Scientists have designed a kind of “tiny wind turbine” that can scavenge wind energy from breezes as little as those created by a brisk walk. The new device is not technically a turbine. It is a nanogenerator made of two plastic strips in a tube that flutter or clap together when there is airflow.
Like rubbing a balloon to your hair, the two plastics become electrically charged after being separated from contact, a phenomenon called the triboelectric effect.
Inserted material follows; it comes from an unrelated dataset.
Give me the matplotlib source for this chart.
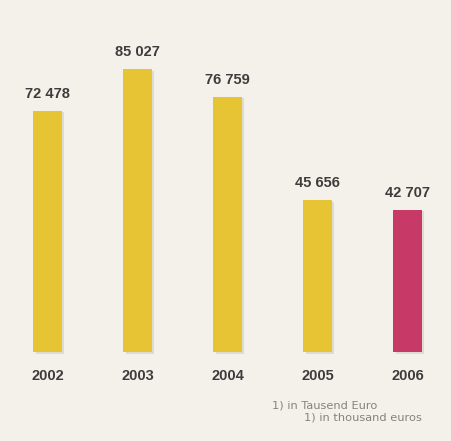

The electricity generated by the two plastic strips is captured and stored.
“You can collect all the breeze in your everyday life”, says senior author Ya Yang of Beijing Institute of Nanoenergy and Nanosystems, Chinese Academy of Sciences. “We once placed our nanogenerator on a person’s arm, and a swinging arm’s airflow was enough to generate power.”
A breeze as gentle as 1.6 m/s (3.6 mph) was enough to power the triboelectric nanogenerator designed by Yang and his colleagues.
The nanogenerator performs at its best when wind velocity is between 4 to 8 m/s (8.9 to 17.9 mph), a speed that allows the two plastic strips to flutter in sync.
The device also has a high wind-to-energy conversion efficiency of 3.23%, a value that exceeds previously reported performances on wind energy scavenging. Currently, the research team’s device can power up 100 LED lights and temperature sensors.